Артисты, стоявшие у самого задника, оказывались несравненно выше домов. <…> Вопрос мизансцены и планировки разрешался тогда обыкновенно также очень просто. Была однажды и навсегда установленная планировка: направо — софа, налево — стол и два стула. Одна сцена велась у софы, другая — у стола с двумя стульями, третья — посередине сцены, у суфлерской будки, и потом опять — у софы, и снова — у суфлерской будки.
Мы брали самые необычные разрезы комнат, углами, маленькими частями с мебелью на самой авансцене, повернутой спинками к зрителю, намекая этим на четвертую стену. Принято, чтобы актер показывал свое лицо, а мы сажали его спиной к зрителю и притом — в самые интересные моменты роли. Нередко такой трюк помогал режиссеру в кульминационном моменте роли маскировать неопытность артистов.
Принято играть на свету, а мы мизансценировали целые сцены (и притом, нередко, — главные) в темноте. <…> Во всех этих работах режиссеру нужна была помощь художника, чтобы вместе с ним заготовить удобный для мизансцены план размещения вещей, мебели, создать общее настроение декораций».
Особое внимание уделялось костюмам. Сегодня костюмы в спектакле могут говорить о чем угодно — о пристрастии художника к определенному стилю и времени, о трактовке режиссера, переодевшего древних греков или английских мифологических королей в современные одежды, о вкусе и щедрости того, кто платит, но меньше всего о времени, в котором разворачиваются события на сцене.
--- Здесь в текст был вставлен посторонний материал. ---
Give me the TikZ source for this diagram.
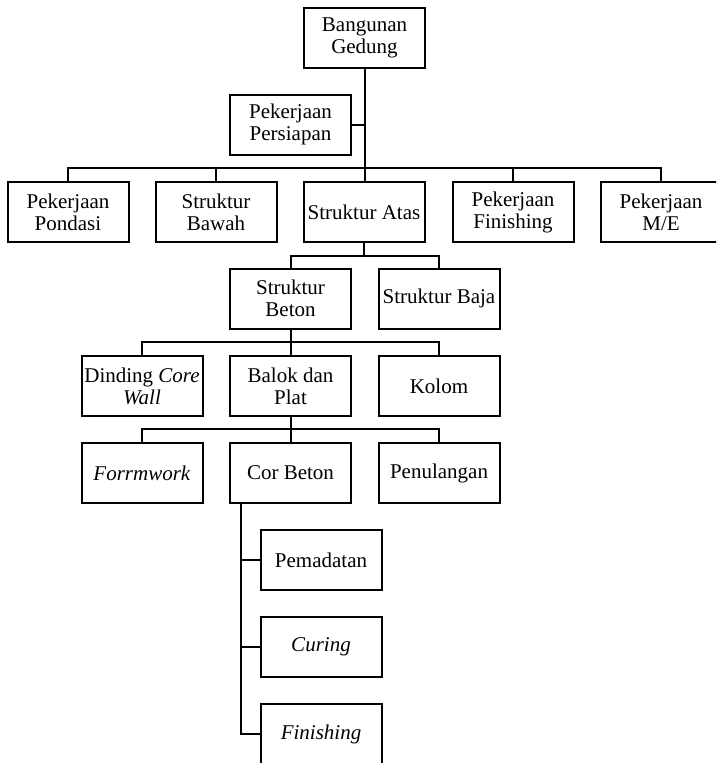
\documentclass[tikz,border=0pt]{standalone}
\usepackage{fontspec}
\setmainfont{Liberation Serif}
\usepackage{tikz}

\begin{document}
\begin{tikzpicture}[x=1pt,y=-1pt,
  every node/.style={font=\fontsize{21}{22}\selectfont},
  box/.style={draw,line width=2pt,minimum width=121pt,minimum height=60pt,
    inner sep=2pt,align=center},
  link/.style={line width=2pt}]
  \useasboundingbox (0,0) rectangle (716,763);
  \clip (0,0) rectangle (716,763);
  % boxes
  \node[box] (top)  at (364.5,38)  {Bangunan\\Gedung};
  \node[box] (prep) at (290.5,124.5) {Pekerjaan\\Persiapan};
  \node[box] (pond) at (68,212)   {Pekerjaan\\Pondasi};
  \node[box] (bawah) at (216,212) {Struktur\\Bawah};
  \node[box] (atas) at (364,212)  {Struktur Atas};
  \node[box] (fins) at (513,212)  {Pekerjaan\\Finishing};
  \node[box] (me)   at (661,212)  {Pekerjaan\\M/E};
  \node[box] (beton) at (290.5,298.5) {Struktur\\Beton};
  \node[box] (baja) at (439,298.5) {Struktur Baja};
  \node[box] (core) at (142,386)  {Dinding \textit{Core}\\\textit{Wall}};
  \node[box] (balok) at (290.5,386) {Balok dan\\Plat};
  \node[box] (kolom) at (439,386) {Kolom};
  \node[box] (form) at (142,473)  {\textit{Forrmwork}};
  \node[box] (cor)  at (290.5,473) {Cor Beton};
  \node[box] (penul) at (439,473) {Penulangan};
  \node[box] (pema) at (321,560)  {Pemadatan};
  \node[box] (curi) at (321,646.5) {\textit{Curing}};
  \node[box] (fini) at (321,734)  {\textit{Finishing}};
  % connectors
  \coordinate (bus1) at (0,168);
  \coordinate (bus2) at (0,256);
  \coordinate (bus3) at (0,342);
  \coordinate (bus4) at (0,429);
  \coordinate (leg) at (241,504);
  \draw[link] (top.south) -- (top.south |- atas.north);
  \draw[link] (prep.east) -- (prep.east -| top.south);
  \draw[link] (pond.north) |- (bus1 -| me.north) -- (me.north);
  \foreach \n in {bawah,fins}
    \draw[link] (\n.north) -- (\n.north |- bus1);
  \draw[link] (atas.south) -- (atas.south |- bus2);
  \draw[link] (beton.north) |- (bus2 -| baja.north) -- (baja.north);
  \draw[link] (beton.south) -- (beton.south |- bus3);
  \draw[link] (core.north) |- (bus3 -| kolom.north) -- (kolom.north);
  \draw[link] (balok.north) -- (balok.north |- bus3);
  \draw[link] (balok.south) -- (balok.south |- bus4);
  \draw[link] (form.north) |- (bus4 -| penul.north) -- (penul.north);
  \draw[link] (cor.north) -- (cor.north |- bus4);
  \draw[link] (leg) |- (fini.west);
  \foreach \n in {pema,curi}
    \draw[link] (\n.west) -- (\n.west -| leg);
\end{tikzpicture}
\end{document}
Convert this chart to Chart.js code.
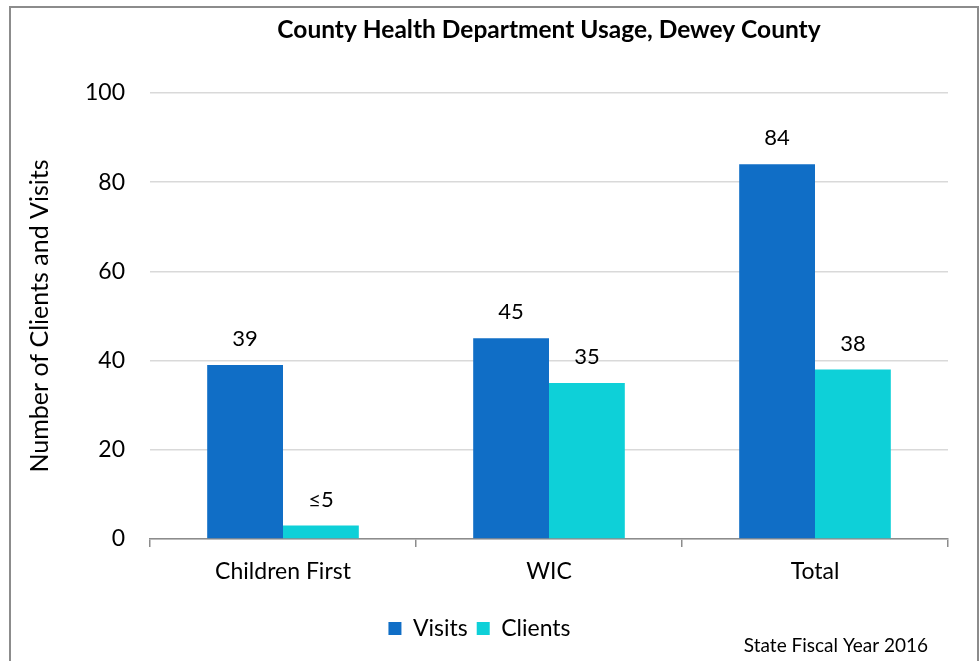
<!DOCTYPE html>
<html>
<head>
<meta charset="utf-8">
<script src="https://cdn.jsdelivr.net/npm/chart.js@4/dist/chart.umd.min.js"></script>
<style>
  html, body { margin: 0; padding: 0; background: #fff; overflow: hidden; }
  #frame {
    position: absolute; left: 9px; top: 6px; width: 966px; height: 700px;
    border: 2px solid #8c8c8c; box-sizing: content-box;
  }
  #wrap { position: absolute; left: 0; top: 0; width: 966px; height: 653px; }
</style>
</head>
<body>
<div id="frame"><div id="wrap"><canvas id="usageChart"></canvas></div></div>
<script>
// Categories and series
var categories = ['Children First', 'WIC', 'Total'];
var visitsData = [39, 45, 84];
var clientsData = [3, 35, 38];
// What the labels above the bars say (small counts are suppressed)
var visitsLabels = ['39', '45', '84'];
var clientsLabels = ['\u22645', '35', '38'];
var yTicks = [0, 20, 40, 60, 80, 100];

var FONT = 'Lato, "Open Sans", sans-serif';

// Title centred over the plot area, plus value labels above each bar
var barLabels = {
    id: 'barLabels',
    afterDatasetsDraw: function (chart) {
        var ctx = chart.ctx;
        var area = chart.chartArea;
        var allLabels = [visitsLabels, clientsLabels];
        ctx.save();
        ctx.fillStyle = '#000';
        ctx.textAlign = 'center';
        ctx.textBaseline = 'middle';
        ctx.font = 'bold 24.5px ' + FONT;
        ctx.fillText('County Health Department Usage, Dewey County', (area.left + area.right) / 2, 22);
        ctx.font = '22px ' + FONT;
        chart.data.datasets.forEach(function (ds, i) {
            chart.getDatasetMeta(i).data.forEach(function (bar, j) {
                ctx.fillText(allLabels[i][j], bar.x, bar.y - 26);
            });
        });
        ctx.restore();
    }
};

// Source note in the bottom right corner
var footNote = {
    id: 'footNote',
    afterDraw: function (chart) {
        var ctx = chart.ctx;
        ctx.save();
        ctx.font = '19px ' + FONT;
        ctx.fillStyle = '#000';
        ctx.textAlign = 'right';
        ctx.textBaseline = 'middle';
        ctx.fillText('State Fiscal Year 2016', 917, 638);
        ctx.restore();
    }
};

var usageCtx = document.getElementById('usageChart').getContext('2d');
var usageChart = new Chart(usageCtx, {
    type: 'bar',
    data: {
        labels: categories,
        datasets: [{
            label: 'Visits',
            data: visitsData,
            backgroundColor: '#106ec6',
            categoryPercentage: 0.57,
            barPercentage: 1
        }, {
            label: 'Clients',
            data: clientsData,
            backgroundColor: '#0ed0d8',
            categoryPercentage: 0.57,
            barPercentage: 1
        }]
    },
    options: {
        responsive: true,
        maintainAspectRatio: false,
        animation: false,
        layout: { padding: { top: 85, right: 29, bottom: 11, left: 0 } },
        plugins: {
            title: { display: false },
            legend: {
                position: 'bottom',
                labels: {
                    color: '#000',
                    font: { family: FONT, size: 23 },
                    boxWidth: 13,
                    boxHeight: 13,
                    padding: 9
                }
            },
            tooltip: { enabled: false }
        },
        scales: {
            x: {
                grid: {
                    drawOnChartArea: false,
                    drawTicks: true,
                    tickLength: 8,
                    color: '#8c8c8c',
                    lineWidth: 1.5
                },
                border: { color: '#8c8c8c', width: 1.5 },
                ticks: { color: '#000', font: { family: FONT, size: 23 }, padding: 11 },
                afterFit: function (s) { s.height = 69; }
            },
            y: {
                min: 0,
                max: 100,
                afterBuildTicks: function (s) {
                    s.ticks = yTicks.map(function (v) { return { value: v }; });
                },
                grid: { color: '#d9d9d9', lineWidth: 1.5, drawTicks: false },
                border: { display: false },
                ticks: { color: '#000', font: { family: FONT, size: 23 }, padding: 25 },
                title: {
                    display: true,
                    text: 'Number of Clients and Visits',
                    color: '#000',
                    font: { family: FONT, size: 25 },
                    padding: 14
                },
                afterFit: function (s) { s.width = 139; }
            }
        }
    },
    plugins: [barLabels, footNote]
});
</script>
</body>
</html>
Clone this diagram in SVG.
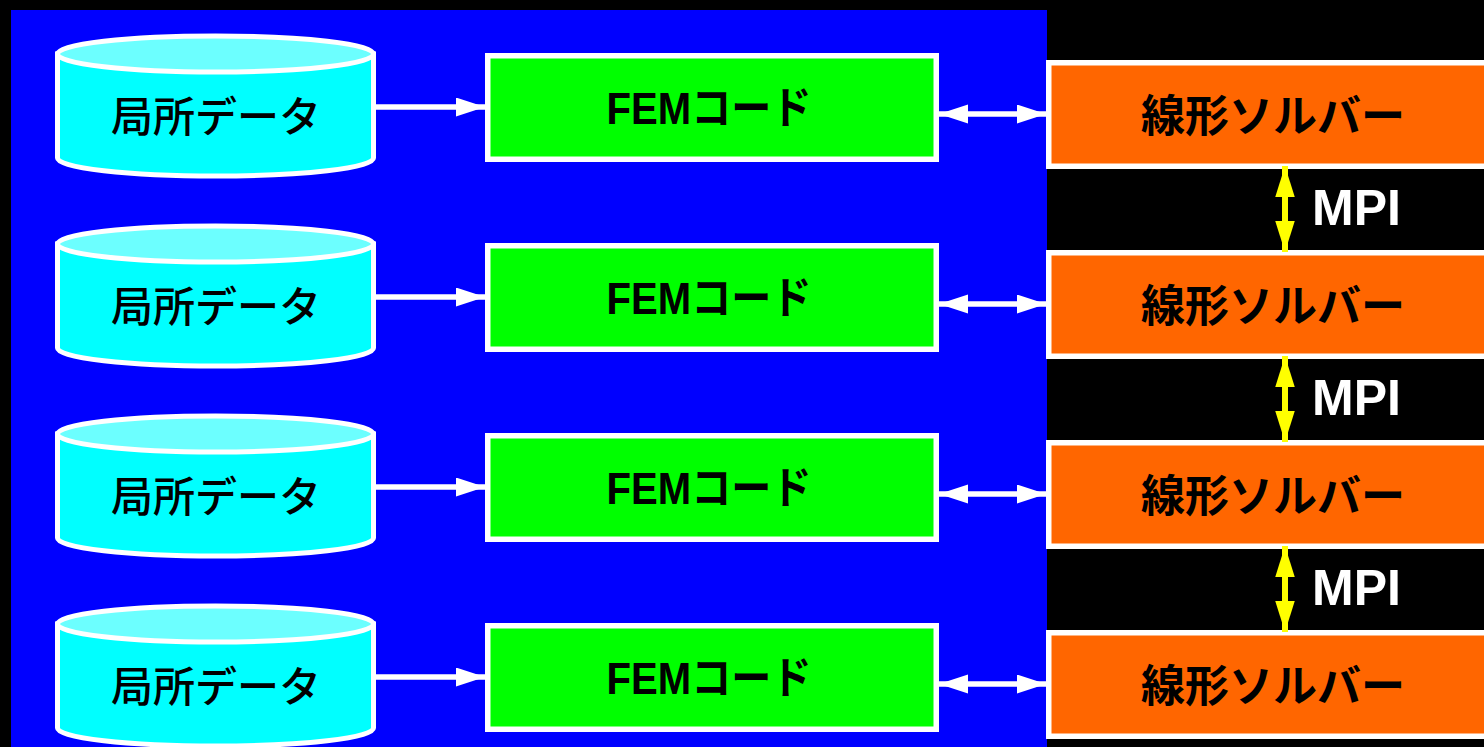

Исторический костюм сегодня — анахронизм, признак архаичности мышления или же нарочитой стилизации. Мы давно уже привыкли к королям в смокингах, купцам в солдатских гимнастерках и королевах в юбочках по последней моде значительно выше колен. Привыкли и к фантастическим изделиям портняжного искусства, под которым контуры человеческого тела вообще не просматриваются. Костюм сегодня — чаще повод поразить зрителя фантазией и парадоксальностью, чем способ рассказать о характере и статусе того, кто в нем помещается, и о стиле времени, в котором он живет. Надев на античного героя сегодняшние штаны, режиссер чувствует себя идущим по пути борьбы с обветшавшими традициями, с наивными представлениями его сценических предков. Он — революционер и шагает в ногу со временем.
На самом деле театр, который меняет исторический костюм на современный, занимается реставрацией, сажает на театральный трон прежнего его обитателя, то есть — современный костюм. До появления в конце XIX века нового театра и новых режиссеров вопрос исторического соответствия на сцене даже не стоял. В трагедиях Корнеля и Расина древние греки и римляне, а также все прочие совершенно спокойно носили камзолы, парики и шляпы по последней парижской моде. Не костюмы героев, а лишь их речи, и то не всегда, придавали спектаклю оттенок чего-то случившегося не сейчас и не здесь. И никого это не удивляло, и не было никаким признаком нового или не нового сценического мышления. Просто так было заведено. Это важно обозначить, чтобы понять, насколько революционным было появление на сцене исторического, а затем и психологического костюма.
Приезд на гастроли немецкого театра герцога Мейнингенского с режиссером Людвигом Кронеком вызвал в России бурную полемику. Быть может, впервые критики и широкая театральная общественность обсуждали не оттенки трактовок основных персонажей, не искусство знаменитых гастролеров-актеров, а спектакль, как самостоятельное явление, как целостное произведение сценического искусства. Исторически подлинные предметы на сцене, костюмы, сшитые в соответствии с модой и обычаями времени, о котором говорится в пьесе. Спектакль-музей, поражающий продуманностью и исторической точностью почти каждой детали. Смелое, активное использование новых возможностей сценического света. Все это изумляло, но и настораживало. Внешнее формальное преобладание вещей над людьми смутило российских театральных ценителей, увидевших в таком подходе обесценивание актерской сути театра, подмену живого человека насыщенностью среды.
Немирович-Данченко мейнингенцев не принял. Станиславский, напротив, сделал из этих гастролей далекоидущие выводы. Его идеи реформации сцены и совпадали с тем, что делал Кронек, и — разнились. Что касается костюмов, то он еще в Обществе искусства и литературы начал проводить собственную реформу в этой отставшей от требований новых сценических тенденций области. «Вопрос с костюмами в то время обстоял так же плохо: почти никто не интересовался историей костюма, не собирал музейных вещей, тканей, книг. В костюмерских магазинах существовало три стиля: «Фауста», «Гугенотов» и «Мольера», если не считать нашего национального, боярского. «Нет ли у вас какого-нибудь испанского костюма, вроде «Фауста» или «Гугенотов»?» — спрашивали клиенты. «Есть Валентины, Мефистофели, Сен-Бри разных цветов», — отвечал хозяин костюмерской».